Quite surprisingly, leaving aside the fine detail, the ecm is not a million miles from the gfs. Even by T192 the analysis is in the same ball park with the high pressure centred to the south east with the UK in it's NW quadrant with the twin troughs to the NE/SW Thus continuing dry with temps around average until the trough to the west becomes more organized and begins to make inroads.At this end of the run this is, as always, subject to revision.

These evolution's do to some extent support last night's anomalies with the weakening of the ridging north west into Greenland before the transition in the later period and more amplification upstream in North America

 
Further to explain why the outputs are shifting, Netweather's chief forecaster has made a rare forum post to explain that, with the jet divided into two different 'arms' - one north of the UK, one south of us, and unusually high pressure over the Pole (a negative AO, or Arctic Oscillation), the models cannot decide how far east of west the blocking high in the Atlantic will be, whether it'll drift over us and then sink south to its usual position over south-eastern Europe, and how much of the currently fairly weak jet stream energy leaving the US east coast heads into the northern arm, and how much into the southern arm. All this is leading the models to swing erratically from one possibility to another, all against the backdrop of an imminent linking between the stratospheric and tropospheric sections of the polar vortex and a likely pattern change in the position of longwaves troughs and ridges due to La Nina.

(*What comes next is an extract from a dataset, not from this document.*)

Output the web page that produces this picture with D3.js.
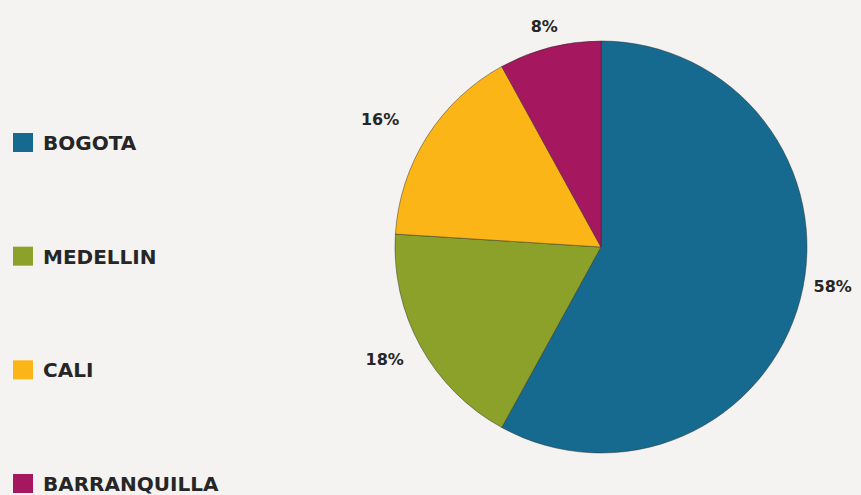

You can see the divided jet over us in the output in his quoted post below:

The meandering southern and northern branches of the split jet stream over N Atlantic sector causing plenty of uncertainty and low confidence with model guidance in the medium range ... because they can't seem to resolve where to place the ridge between the two branches and where the southern and northern arms meet this side of the Atlantic.



GFS blows up lows on the northern arm on the 00z then drops them on the 06z in the same timeframe, and along the southern arm it can't decide how far east to move the lows toward Europe, combine that with cold arctic air being pushed south from the pole by the -AO height pattern developing. It turns into rather a roller coaster of evolutions on each new run!
 
Further to explain why the outputs are shifting...
Just to illustrate the point, the second run of the American GFS model for the day has switched back to cold and possibly snowy set-up:
gfsnh-0-264.png

Although these colours aren't showing temperatures (rather, geopotential heights), that is a cold set-up.
 
Does that make any sense? I know it goes partly beyond what I've covered in my 'lecture' posts, but most of it is to do wit the vortex and longwave ridging and troughing of the jet, both of which I've covered (perhaps might be an idea to check back on some of those posts if you're uncertain?)
 
Does that make any sense? I know it goes partly beyond what I've covered in my 'lecture' posts, but most of it is to do wit the vortex and longwave ridging and troughing of the jet, both of which I've covered (perhaps might be an idea to check back on some of those posts if you're uncertain?)
Yes Chris, it makes perfect sense, the weather could go this way or that! Cold or not so cold, have still got my long johns on standby and wellington boots are in use for dog walking as vey wet under foot. :) P.